I gritted my teeth and held my tongue. I didn’t want to, you understand. I wanted to lash out at this man before me who was unleashing his anger upon me. I wanted to strike back in kind. I wanted to hurt him as he was hurting me.
In that moment, I did something right. Not everything, for my heart was not offering him grace. And I couldn’t have cared less that he was made in God’s image, that he too was a treasured possession of the Most High.
But I did control my tongue. It’s something.
For weeks after that encounter, I wondered why I had been singled out by this man. Unfortunately, that moment wasn’t a onetime event. But I didn’t understand why I was the recipient of his displeasure. Why did it seem like he intentionally frustrated everything I tried to do?
I cried out for God to save me from this man. I wanted vindication. I wanted someone to defend me. I wanted … freedom from the onslaught that I didn’t believe I deserved.

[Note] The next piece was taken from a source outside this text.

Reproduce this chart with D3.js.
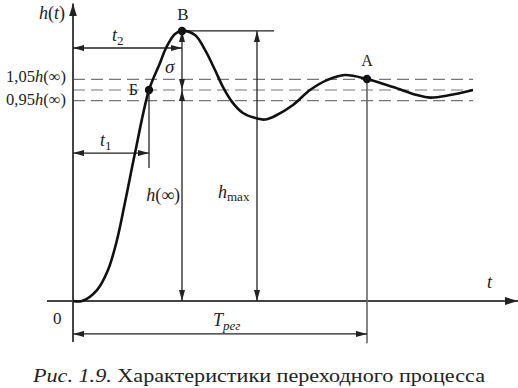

The truth is that this situation was much bigger than I could tell you about in a blog post. It involved many other people with all their personality quirks, agendas, and problems.
But among the lessons I learned through those days was this: I was learning obedience the same way Jesus did.
Confused? Let me help you. Let’s look at Hebrews 5:7-9 (NIV):
During the days of Jesus’ life on earth, he offered up prayers and petitions with fervent cries and tears to the one who could save him from death, and he was heard because of his reverent submission. Son though he was, he learned obedience from what he suffered and, once made perfect, he became the source of eternal salvation for all who obey him.
God had the power to save Jesus from death. And while Jesus was on earth, he begged God with loud crying and tears to save him. He truly worshiped God, and God listened to his prayers. Jesus is God’s own Son, but still he had to suffer before he could learn what it really means to obey God. Suffering made Jesus perfect, and now he can save forever all who obey him.
A little better? Bear with me through just one more version because this is important. This is The Message:
While he lived on earth, anticipating death, Jesus cried out in pain and wept in sorrow as he offered up priestly prayers to God. Because he honored God, God answered him. Though he was God’s Son, he learned trusting-obedience by what he suffered, just as we do. Then, having arrived at the full stature of his maturity, … he became the source of eternal salvation to all who believingly obey him.
Tell me that I am not the only one who struggles with this. I’ve been in church all my life, and the supreme message I’ve heard about Jesus is that He was perfect.
Don’t get confused here. I’m not saying that Jesus wasn’t perfect.
But I think many of us equate His perfection with some sort of automatic knowledge of everything. We forget that while He was fully God, He was also fully human.
As a toddler, He would have had to learn to walk. And probably fell a few times.
As a small child, He would have had to learn to tie His sandals, handle a mallet, and fish. Do you really think Joseph didn’t have to level the legs on Jesus first chair?
Luke 2:52 says that Jesus grew in wisdom and stature, and in favor with God and man.
Matthew Henry says,
In the perfections of his divine nature there could be no increase; but this is meant of his human nature, his body increased in stature and bulk, he grew in the growing age; and his soul increased in wisdom, and in all the endowments of a human soul. Though the Eternal Word was united to the human soul from his conception, yet the divinity that dwelt in him manifested itself to his humanity by degrees, ad modum recipientis—in proportion to his capacity; as the faculties of his human soul grew more and more capable, the gifts it received from the divine nature were more and more communicated.
Some will argue that these verses in Hebrews are speaking of Jesus’s time in the Garden of Gethsemane, right before He went to the cross.
But when I think about all Jesus endured during the last hours before His crucifixion, I see instances of God preparing Him during His ministry years. And when I think about all Jesus endured during His three years of ministry, I wonder about the instances when God likely worked to prepare Him during His years at home with Joseph and Mary.
Son though he was, he learned obedience from what he suffered.
May I be as good a student as Jesus was.